Contextual Studies:working games

Just a quick subject I want to touch on which relates back to my previous post on edutainment. As pointed out Ian Bogost's book there is not just children that companies want to train , there is also a specialized type of game targets at workers, using games as a 'fun' way to train.

"The videogame Cold Stone Creamery: Stone City, Despite the relative novelty of a videogame with an ice cream viscosity model, the training outcomes described above return all benefits to the corporation, not to the worker.
Training videogames become educational when they stop enforcing a process as a set of arbitrary rules in the service of the organization and begin presenting a procedural rhetoric for the business model that the employee has been asked to work under.

Laurel Althusser points out that schools teach hierarchy and consumerism; schools are necessary in order to release parents into the working world, where they contribute to the gross domestic product while taking on greater and greater debt that perpetuates their need to conform in the role of complacent citizen.

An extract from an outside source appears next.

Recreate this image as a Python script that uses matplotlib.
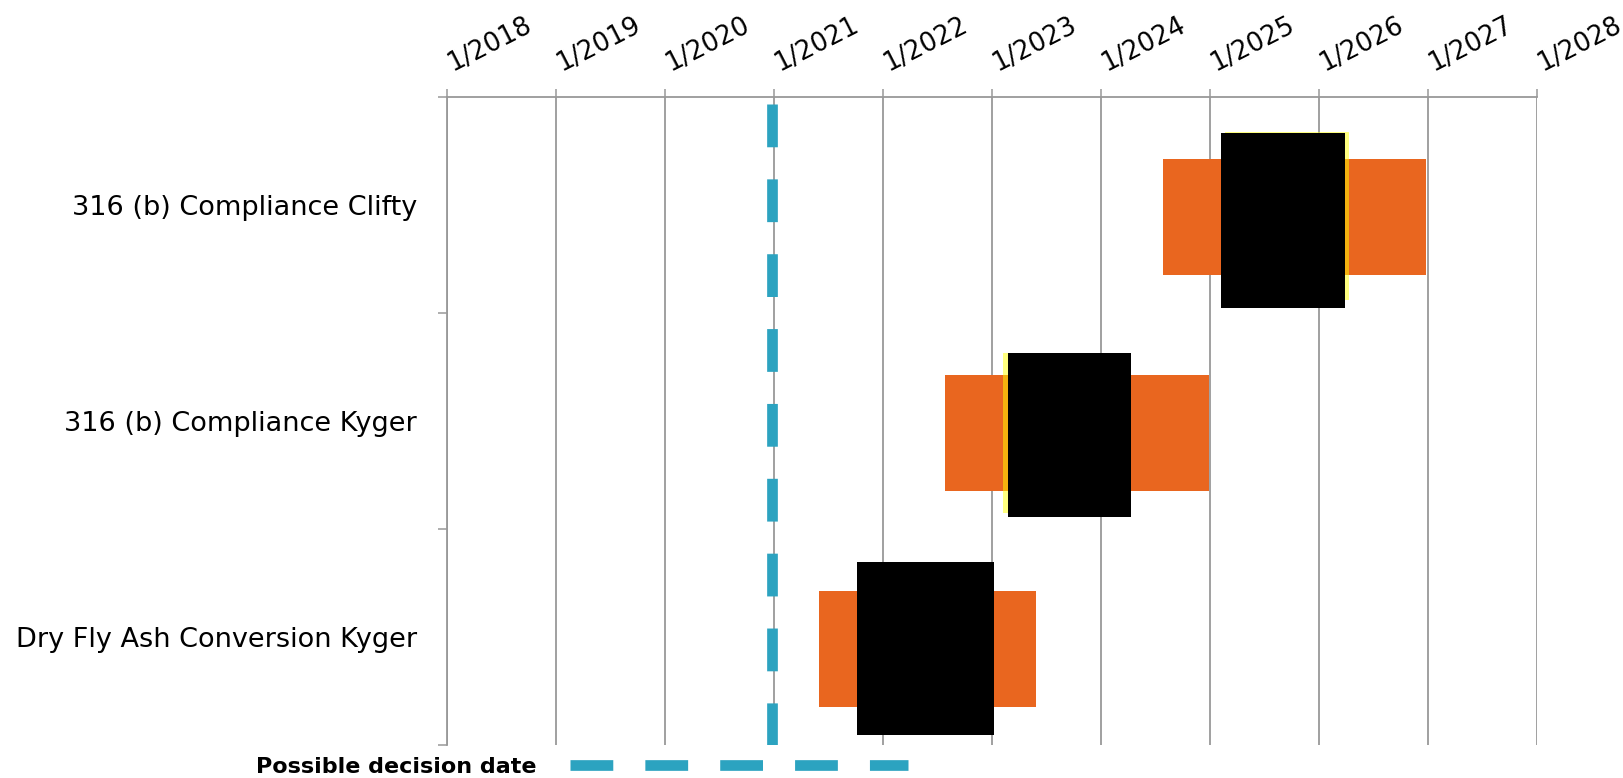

It is starting to become clear to me that serious games and casual games alike can be potentially telling us that we must be a specific way in life to be considered successful. In this game you must not think of yourself but about the company and the customers needs constantly and that portion sizes of ice cream can result in the company losing/gaining money or a customer being happy/angry at you, in other words they want you to please everyone without any thoughts about yourself.